Hanny agreed that there have been changes in the rock characteristics being handled today compared with 20 years ago. These change even within an individual mine, by depth and location, as a result of variations in the geological conditions and the rock/ore mineralogy. Usually mines encounter less-weathered rock as they get deeper, with the potential for less alteration and harder material. “What we can see is that mining companies are working lower-grade ores, and much more barren rock, which can be harder on account of their mineralogy,” Hanny said.
“One factor that is having an effect is that ore grades are declining, so more rock has to be processed to produce the same amount of mineral. Attention to crusher design and alloy selection is critical to limit the cost of the crushed stone,” said Dillon.
Crushers are usually key components within any mineral-processing system, so operators strive to minimize the downtime involved in changing out wear parts. In addition, each mine has to strike its own balance between the cost of buying replacement parts and the cost of lost production while fitting them. Cheaper parts may not translate into lower operating costs when looking at the bigger picture.
While all of the major suppliers of wear parts, both OEMs and independent after-market companies, guarantee compatibility of their components with the equipment they are intended for, that does not necessarily mean that exchanging old-for-new will be straightforward. Crushers by their very nature have a challenging lifestyle, which can translate into difficult change-out conditions as old liners wedge tightly into place.
According to Mäki-Uuro, Metso offers a wide range of options in its services portfolio, from change-out service to total life-cycle services programmed. Many customers, he added, carry change-out components such as spare head and shaft assemblies that allow for quick change-outs with the wear parts then being replaced in the workshop.
“The company regards top cone-crusher serviceability as a key customer benefit, and we are also developing different lifting tools for our parts that will make maintenance work faster and safer,” said Hanny. “Sandvik’s ASRi (Automatic Setting Regulation) systems keeps track of liner wear, which makes it easier to plan liner changes and minimize interruptions in production.”
“Whenever possible, ESCO adds cast-in-place lifting devices directly to its wear parts, which support safe handling procedures to hoist these large parts in and out of crusher frames,” said Dillon.
“Our engineers are constantly striving to improve the design of our products to improve safe handling and to facilitate ease of fitting,” said Sydenham. “An example of this would be our alloy steel concave segments, where we have recently provided a solution for a customer by reducing the number of segments in a set from 60 to 16. This not only reduces the number of parts being lifted, but also takes far less time to fit.”
Optimizing Wear-part Costs
The cost of replacing liners and other wear items in crushing plant on a regular basis is a function of the material being crushed, the quality of the wear parts being used and, most importantly, the way that the crushing chamber is set up.

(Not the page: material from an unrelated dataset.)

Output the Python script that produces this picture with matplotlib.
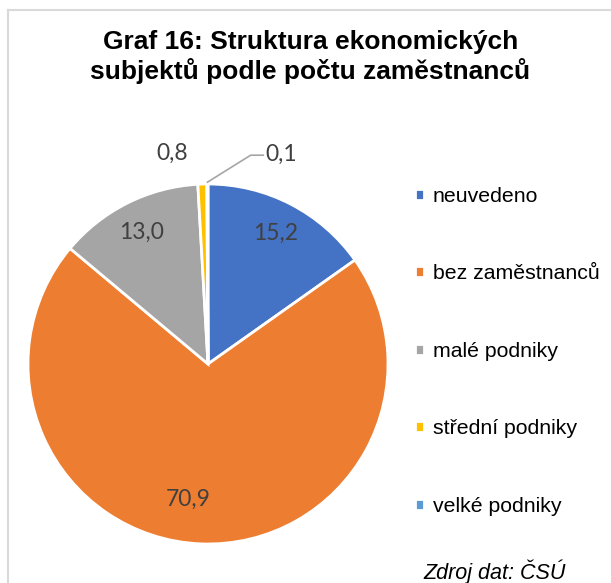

As Mäki-Uuro explained, the way the rock flows through the crushing chamber is critical, and depends on the chamber design. Each application needs to be tailored to the individual site conditions, depending on the input material characteristics and the type of product that is required: this may be vastly different for a mining operation or for aggregates production.
Clearly, then, there can be significant cost differences for replacing wear parts, not only in terms of the parts themselves but also in the labor needed. Liners that wear quickly will need replacing more frequently, and the crusher will be down more often as a result.

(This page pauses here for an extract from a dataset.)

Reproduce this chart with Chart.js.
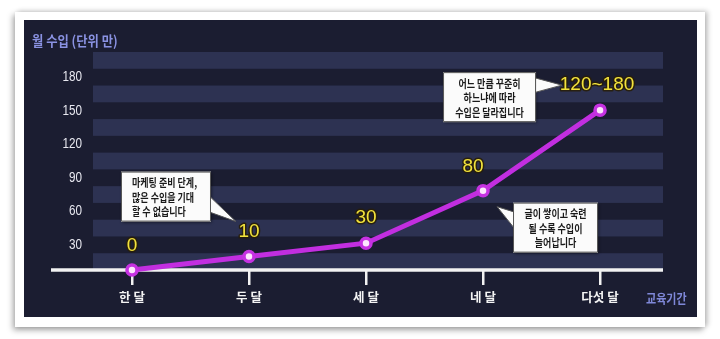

So, what should mines expect in terms of regular replacement costs, as a proportion of the initial cost of a crusher?
“Wear-part life is directly related to the material characteristics and mining operations. As a very general rule of thumb, one could estimate somewhere between one-third and one-half,” said Hanny.
“The consumption of wear parts is so dependent on the application of the machine and factors such as the compressive strength and work index,” said Sydenham. In a worst-case scenario, a mining company might spend roughly 50% of the capital cost of the base crusher per year on wear parts for that machine.”
“Part lifetimes have improved in recent years. Since higher carbon grades were developed, wear resistance has improved and, subsequently in most applications, the parts last longer. Better designs have optimized the placement of wear metal to improve production through the crusher while providing better wear life. Wear life should really be measured as tons of material produced rather than hours, so crushing performance is a critical area of focus,” said Dillon.
The clear message from all of the manufacturers is that each operation has to work out the best solution to crusher operation for their own individual circumstances, which may well change over time.
According to Hanny, one top priority within the mining industry is to reduce downtime due to liner changes. Even a short unscheduled maintenance stop in production can mean a big profit loss. Environmental impact is also increasing in importance with our customers, so we are working with materials, lifetimes, the production process and logistics so as to minimize our and our customers’ environmental impact.
Other materials are also playing a role. “Materials other than manganese steel have been introduced for crusher wear parts, especially in primary gyratory concave segments,” said Sydenham. Various grades of pearlitic and martensitic low steel and iron heat-treated to high hardness are gaining more popularity over manganese steel concave segments. Some manufacturers have also done trials on casting high-hardness alloy iron inserts into the manganese steel matrix material to enhance wear resistance.”
“In the future, I see more customized solutions at each crushing stage to enhance the total value of the operation, helping to optimize the product shape, amount of fines, system capacity, energy usage and wear costs for each individual customer,” said Mäki-Uuro.